Catherine, E Powell
H(div) preconditioning for a mixed finite element formulation of the stochastic diffusion problem

School of Mathematics
University of Manchester
Alan Turing building
Oxford Road
Manchester
M13 9PL
UK
c.powell@manchester.ac.uk
Darran, G. Furnival
Howard, C. Elman

We study $H(div)$ preconditioning for the saddle-point systems that arise in a stochastic Galerkin mixed formulation of the steady-state diffusion problem with random data. The key ingredient is a multigrid V-cycle for a weighted, stochastic $H(div)$ operator, acting on a certain tensor product space of random fields with finite variance.

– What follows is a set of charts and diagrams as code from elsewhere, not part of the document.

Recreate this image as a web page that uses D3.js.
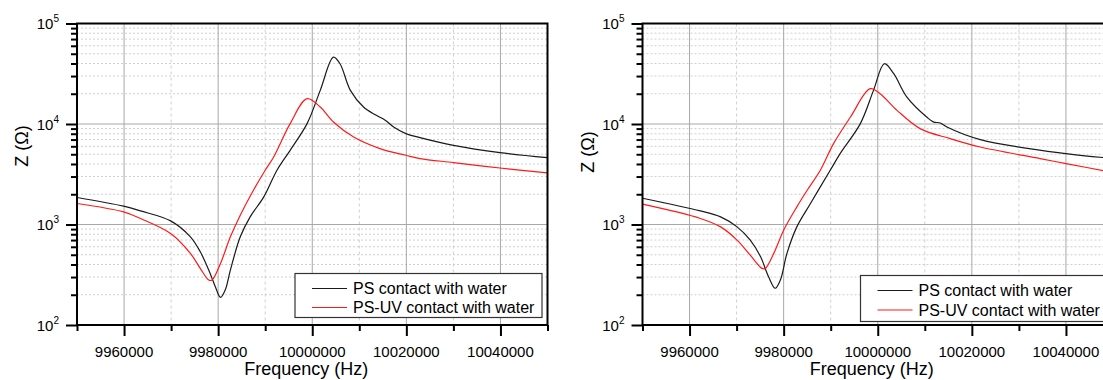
<!DOCTYPE html>
<html>
<head>
<meta charset="utf-8">
<script src="https://cdn.jsdelivr.net/npm/d3@7"></script>
<style>
  html, body { margin: 0; padding: 0; background: #fff; }
  svg { display: block; font-family: "Liberation Sans", Arial, sans-serif; }
</style>
</head>
<body>
<svg id="chart" width="1103" height="380"></svg>
<script>
// ---------- data ----------
const seriesNames = ["PS contact with water", "PS-UV contact with water"];
const freqMajorTicks = [9960000, 9980000, 10000000, 10020000, 10040000];
const freqMinorTicks = [9950000, 9970000, 9990000, 10010000, 10030000, 10050000];
const zExponents = [2, 3, 4, 5];

// Left panel
const leftPS_f = [9950000, 9959900, 9963500, 9969900, 9974100, 9976200, 9978300, 9979400, 9980500, 9981500, 9982600, 9984700, 9986800, 9989700, 9992500, 9995300, 9998900, 10001700, 10004500, 10005900, 10008100, 10010900, 10013400, 10015500, 10017300, 10019900, 10022900, 10030000, 10039900, 10050000];
const leftPS_z = [1856, 1521, 1366, 1087, 754, 535, 326, 240, 188, 223, 352, 754, 1191, 1882, 3465, 5474, 10083, 21600, 46270, 39780, 21600, 14740, 12330, 10925, 9330, 8022, 7320, 6138, 5194, 4633];
const leftUV_f = [9950000, 9959900, 9963500, 9969900, 9974100, 9976200, 9978000, 9978700, 9980500, 9982600, 9984700, 9987500, 9990000, 9991800, 9995300, 9998900, 10001700, 10004500, 10008800, 10014400, 10019900, 10022900, 10030000, 10039900, 10050000];
const leftUV_z = [1618, 1335, 1148, 815, 516, 366, 280, 280, 410, 754, 1238, 2193, 3465, 4697, 10083, 17860, 14740, 10460, 7420, 5690, 4883, 4528, 4133, 3651, 3258];

// Right panel
const rightPS_f = [9950000, 9962300, 9966600, 9970100, 9972900, 9975100, 9976800, 9978200, 9979300, 9980700, 9982800, 9985700, 9989900, 9992000, 9996300, 9999100, 10001400, 10003400, 10006200, 10010400, 10011800, 10013300, 10014700, 10021800, 10040000, 10050000];
const rightPS_z = [1826, 1366, 1191, 947, 699, 477, 302, 232, 280, 516, 947, 1618, 3465, 5076, 10083, 21600, 39780, 31640, 18530, 11730, 10510, 10220, 9330, 6993, 5076, 4550];
const rightUV_f = [9950000, 9962300, 9966600, 9970100, 9972900, 9975400, 9976100, 9977900, 9980000, 9982800, 9985000, 9987800, 9990600, 9994200, 9998400, 10000500, 10004100, 10009000, 10015400, 10021800, 10034500, 10040000, 10050000];
const rightUV_z = [1592, 1148, 947, 699, 496, 366, 366, 516, 878, 1497, 2193, 3465, 6381, 11730, 22450, 20020, 13670, 8994, 7153, 5903, 4528, 4039, 3300];

// ---------- drawing ----------
const svg = d3.select("#chart");
const panels = [
  { x0: 77, ps: [leftPS_f, leftPS_z], uv: [leftUV_f, leftUV_z], legendTop: 273.5, legendH: 44, rowY: [288.5, 307.5], zLabelY: 146 },
  { x0: 642.5, ps: [rightPS_f, rightPS_z], uv: [rightUV_f, rightUV_z], legendTop: 275.5, legendH: 46, rowY: [290.5, 310], zLabelY: 152 }
];
const pw = 470.5, plotTop = 23.5, plotBottom = 325;

panels.forEach((p, i) => {
  const g = svg.append("g");
  const x = d3.scaleLinear().domain([9950000, 10050000]).range([p.x0, p.x0 + pw]);
  const y = d3.scaleLog().domain([100, 100000]).range([plotBottom, plotTop]);

  // minor grid
  const minorY = [];
  zExponents.slice(0, 3).forEach(e => { for (let m = 2; m <= 9; m++) minorY.push(m * Math.pow(10, e)); });
  g.append("g").selectAll("line").data(minorY).join("line")
    .attr("x1", p.x0).attr("x2", p.x0 + pw)
    .attr("y1", d => y(d)).attr("y2", d => y(d))
    .attr("stroke", "#cfcfcf").attr("stroke-width", 1).attr("stroke-dasharray", "2,2");
  g.append("g").selectAll("line").data(freqMinorTicks.slice(1, -1)).join("line")
    .attr("x1", d => x(d)).attr("x2", d => x(d))
    .attr("y1", plotTop).attr("y2", plotBottom)
    .attr("stroke", "#cfcfcf").attr("stroke-width", 1).attr("stroke-dasharray", "3,3");
  // major grid
  g.append("g").selectAll("line").data(zExponents.slice(1, 3)).join("line")
    .attr("x1", p.x0).attr("x2", p.x0 + pw)
    .attr("y1", d => y(Math.pow(10, d))).attr("y2", d => y(Math.pow(10, d)))
    .attr("stroke", "#a8a8a8").attr("stroke-width", 1);
  g.append("g").selectAll("line").data(freqMajorTicks).join("line")
    .attr("x1", d => x(d)).attr("x2", d => x(d))
    .attr("y1", plotTop).attr("y2", plotBottom)
    .attr("stroke", "#a8a8a8").attr("stroke-width", 1);

  // curves
  const clipId = "clip" + i;
  svg.append("clipPath").attr("id", clipId).append("rect")
    .attr("x", p.x0).attr("y", plotTop).attr("width", pw).attr("height", plotBottom - plotTop);
  const line = d3.line().x(d => x(d[0])).y(d => y(d[1])).curve(d3.curveCatmullRom.alpha(0.5));
  const toPts = arr => arr[0].map((f, k) => [f, arr[1][k]]);
  g.append("path").attr("clip-path", `url(#${clipId})`).attr("d", line(toPts(p.ps)))
    .attr("fill", "none").attr("stroke", "#1a1a1a").attr("stroke-width", 1.2);
  g.append("path").attr("clip-path", `url(#${clipId})`).attr("d", line(toPts(p.uv)))
    .attr("fill", "none").attr("stroke", "#ff1a1a").attr("stroke-width", 1.2);

  // frame
  g.append("rect").attr("x", p.x0).attr("y", plotTop).attr("width", pw).attr("height", plotBottom - plotTop)
    .attr("fill", "none").attr("stroke", "#000").attr("stroke-width", 2);

  // left axis ticks
  const majorZ = zExponents.map(e => Math.pow(10, e));
  const yMaj = g.append("g").attr("transform", `translate(${p.x0},0)`)
    .call(d3.axisLeft(y).tickValues(majorZ).tickSize(11).tickFormat(""));
  const yMin = g.append("g").attr("transform", `translate(${p.x0},0)`)
    .call(d3.axisLeft(y).tickValues(minorY).tickSize(6).tickFormat(""));
  [yMaj, yMin].forEach(a => { a.select(".domain").remove(); a.selectAll("line").attr("stroke", "#000").attr("stroke-width", 2); });

  // y tick labels 10^n
  const yl = g.append("g").selectAll("text").data(zExponents).join("text")
    .attr("x", p.x0 - 18).attr("y", d => y(Math.pow(10, d)) + 5.5)
    .attr("text-anchor", "end").attr("font-size", 15).attr("fill", "#000");
  yl.append("tspan").text("10");
  yl.append("tspan").attr("dy", -7).attr("font-size", 10).text(d => d);

  // bottom axis ticks
  const xMaj = g.append("g").attr("transform", `translate(0,${plotBottom})`)
    .call(d3.axisBottom(x).tickValues(freqMajorTicks).tickSize(11).tickFormat(""));
  const xMin = g.append("g").attr("transform", `translate(0,${plotBottom})`)
    .call(d3.axisBottom(x).tickValues(freqMinorTicks).tickSize(6).tickFormat(""));
  [xMaj, xMin].forEach(a => { a.select(".domain").remove(); a.selectAll("line").attr("stroke", "#000").attr("stroke-width", 2); });
  g.append("g").selectAll("text").data(freqMajorTicks).join("text")
    .attr("x", d => x(d)).attr("y", 356.5).attr("text-anchor", "middle")
    .attr("font-size", 15).attr("fill", "#000").text(d => d3.format("d")(d));

  // axis titles
  g.append("text").attr("x", x(10000000) - 6).attr("y", 375)
    .attr("text-anchor", "middle").attr("font-size", 18).attr("fill", "#000").text("Frequency (Hz)");
  g.append("text").attr("transform", `translate(${p.x0 - 49},${p.zLabelY}) rotate(-90)`)
    .attr("text-anchor", "middle").attr("font-size", 18).attr("fill", "#000").text("Z (Ω)");

  // legend
  const lg = g.append("g").attr("transform", `translate(${p.x0 + 218},${p.legendTop})`);
  lg.append("rect").attr("x", 0).attr("y", 0).attr("width", 247).attr("height", p.legendH)
    .attr("fill", "#fff").attr("stroke", "#333").attr("stroke-width", 1.2);
  const colors = ["#1a1a1a", "#ff1a1a"];
  seriesNames.forEach((name, k) => {
    const ry = p.rowY[k] - p.legendTop;
    lg.append("line").attr("x1", 17).attr("x2", 52).attr("y1", ry).attr("y2", ry)
      .attr("stroke", colors[k]).attr("stroke-width", 1.2);
    lg.append("text").attr("x", 58).attr("y", ry + 5.5).attr("font-size", 16).attr("fill", "#000").text(name);
  });
});
</script>
</body>
</html>
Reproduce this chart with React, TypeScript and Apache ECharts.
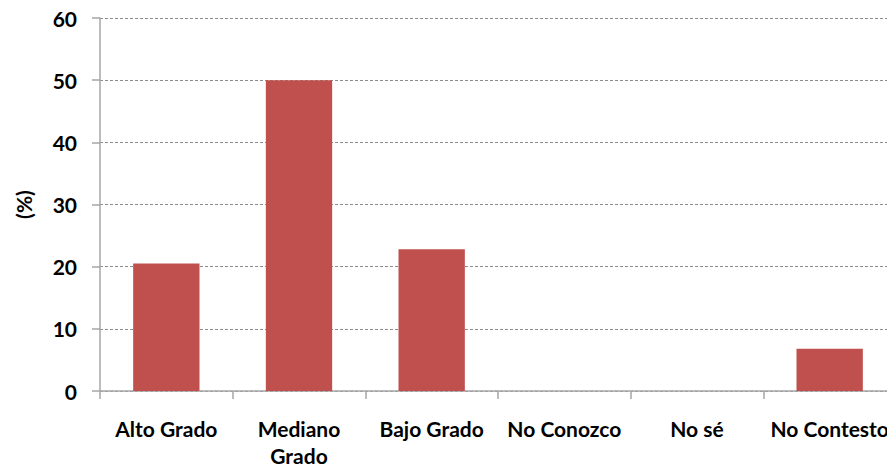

The traditional deterministic Arnold-Falk-Winther multigrid algorithm is exploited by varying the spatial discretization from grid to grid whilst keeping the stochastic discretization fixed. We extend the deterministic analysis to accommodate the modified $H(div)$ operator and establish spectral equivalence bounds with a new multigrid V-cycle operator that are independent of the discretization parameters. We then implement multigrid within a block-diagonal preconditioner for the full stochastic saddle-point problem, summarize eigenvalue bounds for the preconditioned system matrices and investigate the impact of all the discretization parameters on the convergence rate of preconditioned MINRES.